Start Supplied material
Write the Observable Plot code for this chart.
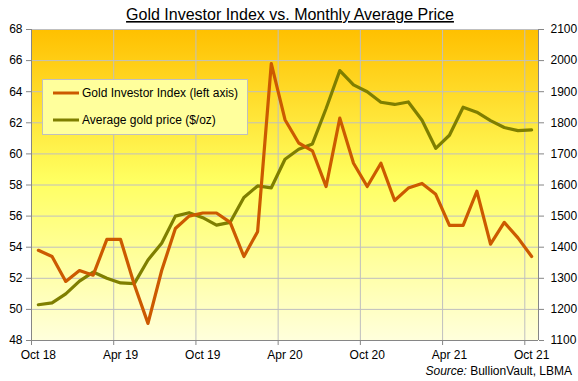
<!DOCTYPE html>
<html>
<head>
<meta charset="utf-8">
<script src="https://cdn.jsdelivr.net/npm/d3@7"></script>
<script src="https://cdn.jsdelivr.net/npm/@observablehq/plot@0.6"></script>
<style>
  html, body { margin: 0; padding: 0; background: white; }
  #chart { width: 578px; height: 381px; }
</style>
</head>
<body>
<div id="chart"></div>
<script>
// ---- data (Oct 2018 .. Oct 2021, monthly) ----
const xTickLabels = ["Oct 18", "Apr 19", "Oct 19", "Apr 20", "Oct 20", "Apr 21", "Oct 21"];
const investorIndex = [
  53.8, 53.4, 51.8, 52.5, 52.2, 54.5, 54.5, 51.6, 49.1, 52.5, 55.2, 56.0,
  56.2, 56.2, 55.6, 53.4, 55.0, 65.8, 62.2, 60.7, 60.2, 57.9, 62.3, 59.4,
  57.9, 59.4, 57.0, 57.8, 58.1, 57.4, 55.4, 55.4, 57.6, 54.2, 55.6, 54.6, 53.4
];
const goldPrice = [
  1215, 1221, 1250, 1291, 1320, 1300, 1285, 1283, 1359, 1413, 1500, 1511,
  1495, 1471, 1480, 1560, 1597, 1591, 1683, 1715, 1732, 1846, 1968, 1922,
  1900, 1866, 1859, 1867, 1808, 1718, 1760, 1850, 1834, 1807, 1785, 1775, 1777
];
const leftTicks = [48, 50, 52, 54, 56, 58, 60, 62, 64, 66, 68];
const seriesNames = ["Gold Investor Index (left axis)", "Average gold price ($/oz)"];
const seriesColors = ["#CC5A00", "#7F7F00"];
const titleText = "Gold Investor Index vs. Monthly Average Price";

// ---- derived ----
const data = investorIndex.map((v, i) => ({i, index: v, gold: goldPrice[i]}));
const nMonths = investorIndex.length;
// secondary axis mapping: 1100..2100 -> 48..68
const goldToLeft = p => 48 + (p - 1100) / 50;
const leftToGold = v => 1100 + (v - 48) * 50;

const gridColor = "#BFBFBF";
const axisColor = "#868686";

function defsMark() {
  const defs = d3.create("svg:defs");
  const grad = defs.append("linearGradient").attr("id", "bggrad")
    .attr("x1", 0).attr("y1", 0).attr("x2", 0).attr("y2", 1);
  grad.append("stop").attr("offset", "0%").attr("stop-color", "#FFC000");
  grad.append("stop").attr("offset", "48%").attr("stop-color", "#FFFF60");
  grad.append("stop").attr("offset", "100%").attr("stop-color", "#FFFFDC");
  return defs.node();
}

function legendMark() {
  const g = d3.create("svg:g").attr("text-anchor", "start");
  g.append("rect").attr("x", 42.5).attr("y", 79.5).attr("width", 205).attr("height", 55)
    .attr("fill", "#FFFF9C").attr("stroke", gridColor);
  seriesNames.forEach((name, k) => {
    const y = 93 + k * 27;
    g.append("line").attr("x1", 53).attr("x2", 79).attr("y1", y).attr("y2", y)
      .attr("stroke", seriesColors[k]).attr("stroke-width", 3);
    g.append("text").attr("x", 82).attr("y", y).attr("dy", "0.35em")
      .attr("text-anchor", "start")
      .attr("font-size", 12).attr("fill", "black").text(name);
  });
  return g.node();
}

function textMark() {
  const g = d3.create("svg:g");
  g.append("text").attr("x", 290).attr("y", 20).attr("text-anchor", "middle")
    .attr("font-size", 16).attr("fill", "black").attr("text-decoration", "underline")
    .text(titleText);
  const s = g.append("text").attr("x", 572).attr("y", 375).attr("text-anchor", "end")
    .attr("font-size", 12).attr("fill", "black");
  s.append("tspan").attr("font-style", "italic").text("Source:");
  s.append("tspan").text(" BullionVault, LBMA");
  return g.node();
}

const gridX = d3.range(0, nMonths, 6);

const chart = Plot.plot({
  width: 578,
  height: 381,
  marginTop: 29,
  marginBottom: 41,
  marginLeft: 31,
  marginRight: 40,
  style: {fontFamily: "'Liberation Sans', Arial, sans-serif", fontSize: "12px", color: "black", background: "white", overflow: "visible"},
  x: {domain: [0, nMonths]},
  y: {domain: [48, 68]},
  marks: [
    defsMark,
    Plot.frame({fill: "url(#bggrad)", stroke: "none"}),
    Plot.ruleY(leftTicks, {stroke: gridColor, strokeWidth: 1}),
    Plot.ruleX(gridX, {stroke: gridColor, strokeWidth: 1}),
    Plot.ruleX([0, nMonths], {stroke: axisColor, strokeWidth: 1}),
    Plot.ruleY([48], {stroke: axisColor, strokeWidth: 1}),
    Plot.axisY(leftTicks, {anchor: "left", tickSize: 5, tickPadding: 4, stroke: axisColor, fill: "black", fontSize: 12, label: null}),
    Plot.axisY(leftTicks, {anchor: "right", tickSize: 5, tickPadding: 7, stroke: axisColor, fill: "black", fontSize: 12, label: null, tickFormat: d => String(leftToGold(d))}),
    Plot.axisX(gridX, {anchor: "bottom", tickSize: 5, stroke: axisColor, tickFormat: () => "", label: null}),
    Plot.axisX(gridX.map(d => d + 0.5), {anchor: "bottom", tickSize: 0, tickPadding: 10, fill: "black", fontSize: 12, label: null, tickFormat: (d, k) => xTickLabels[k]}),
    Plot.line(data, {x: d => d.i + 0.5, y: d => goldToLeft(d.gold), stroke: seriesColors[1], strokeWidth: 3.2}),
    Plot.line(data, {x: d => d.i + 0.5, y: "index", stroke: seriesColors[0], strokeWidth: 3.2}),
    legendMark,
    textMark
  ]
});

document.getElementById("chart").appendChild(chart);
</script>
</body>
</html>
End Supplied material
## Task objective:
Reproduce the data above word for word from its first line through the line that holds "Investor Index vs.", both ends included; skip pictures.

## Answer for this exercise:
Write the Observable Plot code for this chart.
<!DOCTYPE html>
<html>
<head>
<meta charset="utf-8">
<script src="https://cdn.jsdelivr.net/npm/d3@7"></script>
<script src="https://cdn.jsdelivr.net/npm/@observablehq/plot@0.6"></script>
<style>
  html, body { margin: 0; padding: 0; background: white; }
  #chart { width: 578px; height: 381px; }
</style>
</head>
<body>
<div id="chart"></div>
<script>
// ---- data (Oct 2018 .. Oct 2021, monthly) ----
const xTickLabels = ["Oct 18", "Apr 19", "Oct 19", "Apr 20", "Oct 20", "Apr 21", "Oct 21"];
const investorIndex = [
  53.8, 53.4, 51.8, 52.5, 52.2, 54.5, 54.5, 51.6, 49.1, 52.5, 55.2, 56.0,
  56.2, 56.2, 55.6, 53.4, 55.0, 65.8, 62.2, 60.7, 60.2, 57.9, 62.3, 59.4,
  57.9, 59.4, 57.0, 57.8, 58.1, 57.4, 55.4, 55.4, 57.6, 54.2, 55.6, 54.6, 53.4
];
const goldPrice = [
  1215, 1221, 1250, 1291, 1320, 1300, 1285, 1283, 1359, 1413, 1500, 1511,
  1495, 1471, 1480, 1560, 1597, 1591, 1683, 1715, 1732, 1846, 1968, 1922,
  1900, 1866, 1859, 1867, 1808, 1718, 1760, 1850, 1834, 1807, 1785, 1775, 1777
];
const leftTicks = [48, 50, 52, 54, 56, 58, 60, 62, 64, 66, 68];
const seriesNames = ["Gold Investor Index (left axis)", "Average gold price ($/oz)"];
const seriesColors = ["#CC5A00", "#7F7F00"];
const titleText = "Gold Investor Index vs. Monthly Average Price";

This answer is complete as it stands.